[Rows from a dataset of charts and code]
--------------------

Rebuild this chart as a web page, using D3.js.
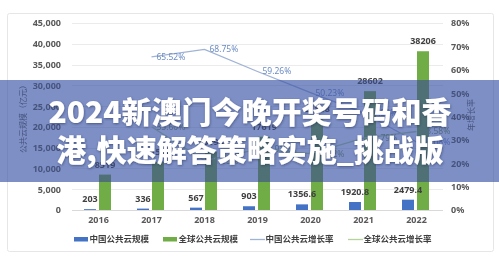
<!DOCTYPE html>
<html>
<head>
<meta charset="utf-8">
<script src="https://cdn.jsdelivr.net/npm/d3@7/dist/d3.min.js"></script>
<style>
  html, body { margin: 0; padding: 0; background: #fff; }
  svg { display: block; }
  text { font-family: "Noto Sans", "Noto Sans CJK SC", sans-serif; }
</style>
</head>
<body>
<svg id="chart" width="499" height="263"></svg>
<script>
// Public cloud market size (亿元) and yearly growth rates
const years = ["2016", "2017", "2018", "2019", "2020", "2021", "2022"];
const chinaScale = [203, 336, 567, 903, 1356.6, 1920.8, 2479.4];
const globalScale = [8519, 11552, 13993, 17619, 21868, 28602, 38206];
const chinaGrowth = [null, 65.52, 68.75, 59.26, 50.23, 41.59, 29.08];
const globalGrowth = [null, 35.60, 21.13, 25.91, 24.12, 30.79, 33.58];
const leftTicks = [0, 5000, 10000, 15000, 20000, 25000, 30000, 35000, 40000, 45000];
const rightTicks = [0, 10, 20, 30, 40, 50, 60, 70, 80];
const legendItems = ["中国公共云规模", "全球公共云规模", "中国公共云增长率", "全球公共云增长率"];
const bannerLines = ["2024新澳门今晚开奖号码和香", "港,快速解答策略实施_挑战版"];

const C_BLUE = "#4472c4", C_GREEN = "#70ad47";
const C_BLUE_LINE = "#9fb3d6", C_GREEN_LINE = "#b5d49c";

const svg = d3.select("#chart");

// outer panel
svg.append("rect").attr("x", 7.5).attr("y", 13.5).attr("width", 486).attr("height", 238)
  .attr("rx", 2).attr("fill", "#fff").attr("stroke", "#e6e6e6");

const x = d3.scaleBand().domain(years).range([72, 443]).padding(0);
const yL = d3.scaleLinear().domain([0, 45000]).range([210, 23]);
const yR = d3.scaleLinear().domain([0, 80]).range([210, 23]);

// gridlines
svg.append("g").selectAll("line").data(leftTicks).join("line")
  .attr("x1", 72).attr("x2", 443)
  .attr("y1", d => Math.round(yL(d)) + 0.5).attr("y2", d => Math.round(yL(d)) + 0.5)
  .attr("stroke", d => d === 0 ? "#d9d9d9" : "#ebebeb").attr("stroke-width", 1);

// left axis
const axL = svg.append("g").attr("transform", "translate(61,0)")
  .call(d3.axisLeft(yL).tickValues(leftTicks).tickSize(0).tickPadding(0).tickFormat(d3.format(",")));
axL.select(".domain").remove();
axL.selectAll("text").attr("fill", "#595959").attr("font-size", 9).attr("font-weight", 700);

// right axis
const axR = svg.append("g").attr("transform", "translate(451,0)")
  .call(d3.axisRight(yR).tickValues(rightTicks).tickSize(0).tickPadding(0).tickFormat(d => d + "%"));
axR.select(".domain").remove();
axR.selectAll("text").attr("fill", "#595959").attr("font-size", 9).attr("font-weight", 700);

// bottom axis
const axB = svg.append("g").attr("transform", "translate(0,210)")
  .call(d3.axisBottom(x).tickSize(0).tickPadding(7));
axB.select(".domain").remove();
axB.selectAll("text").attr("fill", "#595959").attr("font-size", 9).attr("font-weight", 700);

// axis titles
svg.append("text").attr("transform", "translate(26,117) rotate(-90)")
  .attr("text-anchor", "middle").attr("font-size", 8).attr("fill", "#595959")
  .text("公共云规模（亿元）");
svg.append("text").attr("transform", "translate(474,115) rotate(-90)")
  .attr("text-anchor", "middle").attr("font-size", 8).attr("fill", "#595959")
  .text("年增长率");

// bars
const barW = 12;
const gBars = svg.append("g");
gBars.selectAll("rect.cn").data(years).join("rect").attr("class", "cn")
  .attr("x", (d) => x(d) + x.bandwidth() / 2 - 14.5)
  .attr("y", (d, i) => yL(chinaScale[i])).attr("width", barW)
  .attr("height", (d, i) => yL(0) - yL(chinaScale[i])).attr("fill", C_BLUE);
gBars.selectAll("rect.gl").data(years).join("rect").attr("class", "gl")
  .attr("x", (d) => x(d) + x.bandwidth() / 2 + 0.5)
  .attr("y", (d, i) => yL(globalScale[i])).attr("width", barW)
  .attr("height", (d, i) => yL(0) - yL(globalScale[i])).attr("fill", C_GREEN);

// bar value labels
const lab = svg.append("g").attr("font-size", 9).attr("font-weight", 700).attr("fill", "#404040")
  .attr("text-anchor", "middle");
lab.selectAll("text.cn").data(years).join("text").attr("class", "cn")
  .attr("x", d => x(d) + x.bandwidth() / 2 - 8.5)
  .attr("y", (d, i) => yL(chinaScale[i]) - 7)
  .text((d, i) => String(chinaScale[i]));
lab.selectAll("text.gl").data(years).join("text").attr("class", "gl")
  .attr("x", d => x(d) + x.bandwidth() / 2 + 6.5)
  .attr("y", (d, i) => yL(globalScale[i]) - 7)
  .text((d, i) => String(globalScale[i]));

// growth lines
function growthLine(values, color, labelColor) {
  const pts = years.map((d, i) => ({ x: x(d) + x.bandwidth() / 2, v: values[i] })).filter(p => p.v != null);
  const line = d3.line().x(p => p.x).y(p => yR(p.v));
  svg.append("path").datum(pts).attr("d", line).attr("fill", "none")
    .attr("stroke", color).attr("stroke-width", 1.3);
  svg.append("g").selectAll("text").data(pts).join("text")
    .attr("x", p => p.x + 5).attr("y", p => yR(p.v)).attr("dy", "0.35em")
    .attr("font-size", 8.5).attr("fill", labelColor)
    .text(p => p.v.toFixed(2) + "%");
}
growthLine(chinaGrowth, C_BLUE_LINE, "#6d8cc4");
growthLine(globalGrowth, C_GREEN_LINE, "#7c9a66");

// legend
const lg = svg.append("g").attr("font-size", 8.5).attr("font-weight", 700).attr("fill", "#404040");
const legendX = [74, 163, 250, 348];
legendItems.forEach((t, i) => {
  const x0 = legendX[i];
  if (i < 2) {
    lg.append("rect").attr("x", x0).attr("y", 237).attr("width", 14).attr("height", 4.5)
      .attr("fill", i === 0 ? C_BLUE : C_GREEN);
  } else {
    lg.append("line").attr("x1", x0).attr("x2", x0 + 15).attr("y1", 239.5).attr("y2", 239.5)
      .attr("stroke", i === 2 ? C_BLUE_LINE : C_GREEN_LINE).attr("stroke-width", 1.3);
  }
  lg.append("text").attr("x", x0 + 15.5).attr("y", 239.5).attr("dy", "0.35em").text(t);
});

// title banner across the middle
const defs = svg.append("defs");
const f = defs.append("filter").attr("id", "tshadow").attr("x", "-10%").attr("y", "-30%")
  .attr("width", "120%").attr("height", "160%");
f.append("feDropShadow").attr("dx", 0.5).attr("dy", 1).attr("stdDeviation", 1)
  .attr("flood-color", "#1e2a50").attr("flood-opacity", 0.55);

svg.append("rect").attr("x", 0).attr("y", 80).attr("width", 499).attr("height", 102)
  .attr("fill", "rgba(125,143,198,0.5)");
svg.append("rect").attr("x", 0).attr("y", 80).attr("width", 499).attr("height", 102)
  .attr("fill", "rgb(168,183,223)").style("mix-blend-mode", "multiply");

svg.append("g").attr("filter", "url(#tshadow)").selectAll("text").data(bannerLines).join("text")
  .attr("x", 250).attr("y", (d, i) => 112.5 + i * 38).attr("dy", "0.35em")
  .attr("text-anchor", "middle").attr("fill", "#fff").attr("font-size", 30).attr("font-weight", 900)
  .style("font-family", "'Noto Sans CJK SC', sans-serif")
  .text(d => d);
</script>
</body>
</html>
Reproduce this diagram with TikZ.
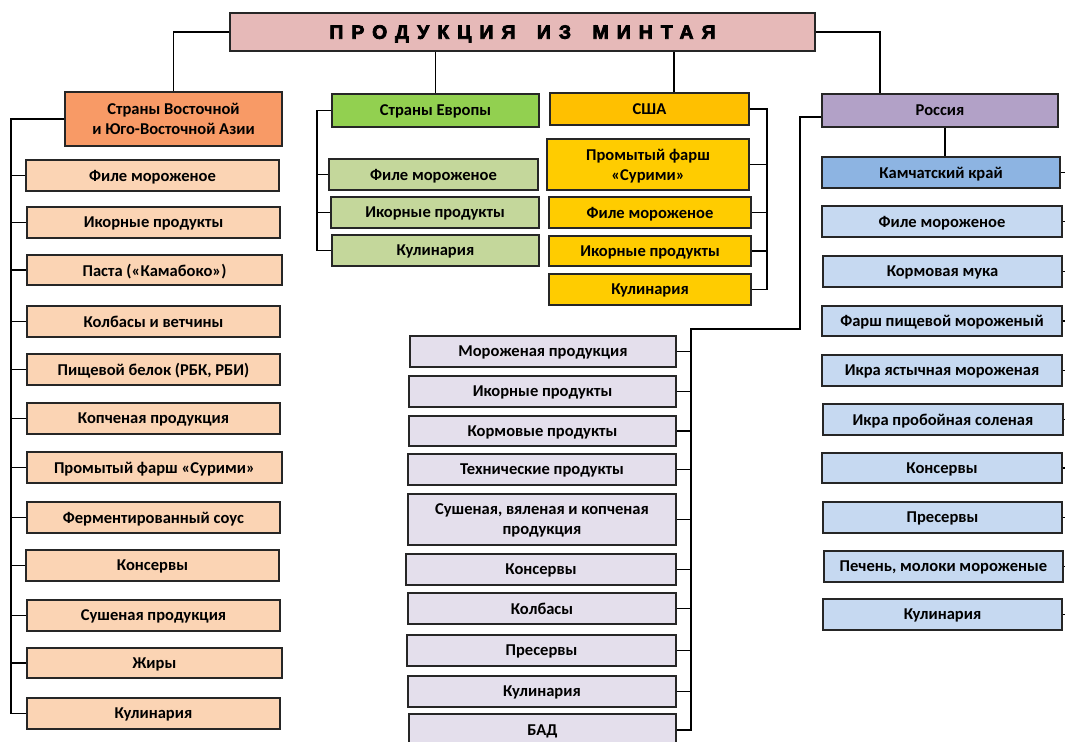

--------------------

Instructions for the task
Copy exactly the lines from the first line of the records above through the line with "const yR = d3.scaleLinear().domain([0, 80]).range([210, 23]);", both included, and nothing else. Pictures stay out.

Task output
Rebuild this chart as a web page, using D3.js.
<!DOCTYPE html>
<html>
<head>
<meta charset="utf-8">
<script src="https://cdn.jsdelivr.net/npm/d3@7/dist/d3.min.js"></script>
<style>
  html, body { margin: 0; padding: 0; background: #fff; }
  svg { display: block; }
  text { font-family: "Noto Sans", "Noto Sans CJK SC", sans-serif; }
</style>
</head>
<body>
<svg id="chart" width="499" height="263"></svg>
<script>
// Public cloud market size (亿元) and yearly growth rates
const years = ["2016", "2017", "2018", "2019", "2020", "2021", "2022"];
const chinaScale = [203, 336, 567, 903, 1356.6, 1920.8, 2479.4];
const globalScale = [8519, 11552, 13993, 17619, 21868, 28602, 38206];
const chinaGrowth = [null, 65.52, 68.75, 59.26, 50.23, 41.59, 29.08];
const globalGrowth = [null, 35.60, 21.13, 25.91, 24.12, 30.79, 33.58];
const leftTicks = [0, 5000, 10000, 15000, 20000, 25000, 30000, 35000, 40000, 45000];
const rightTicks = [0, 10, 20, 30, 40, 50, 60, 70, 80];
const legendItems = ["中国公共云规模", "全球公共云规模", "中国公共云增长率", "全球公共云增长率"];
const bannerLines = ["2024新澳门今晚开奖号码和香", "港,快速解答策略实施_挑战版"];

const C_BLUE = "#4472c4", C_GREEN = "#70ad47";
const C_BLUE_LINE = "#9fb3d6", C_GREEN_LINE = "#b5d49c";

const svg = d3.select("#chart");

// outer panel
svg.append("rect").attr("x", 7.5).attr("y", 13.5).attr("width", 486).attr("height", 238)
  .attr("rx", 2).attr("fill", "#fff").attr("stroke", "#e6e6e6");

const x = d3.scaleBand().domain(years).range([72, 443]).padding(0);
const yL = d3.scaleLinear().domain([0, 45000]).range([210, 23]);
const yR = d3.scaleLinear().domain([0, 80]).range([210, 23]);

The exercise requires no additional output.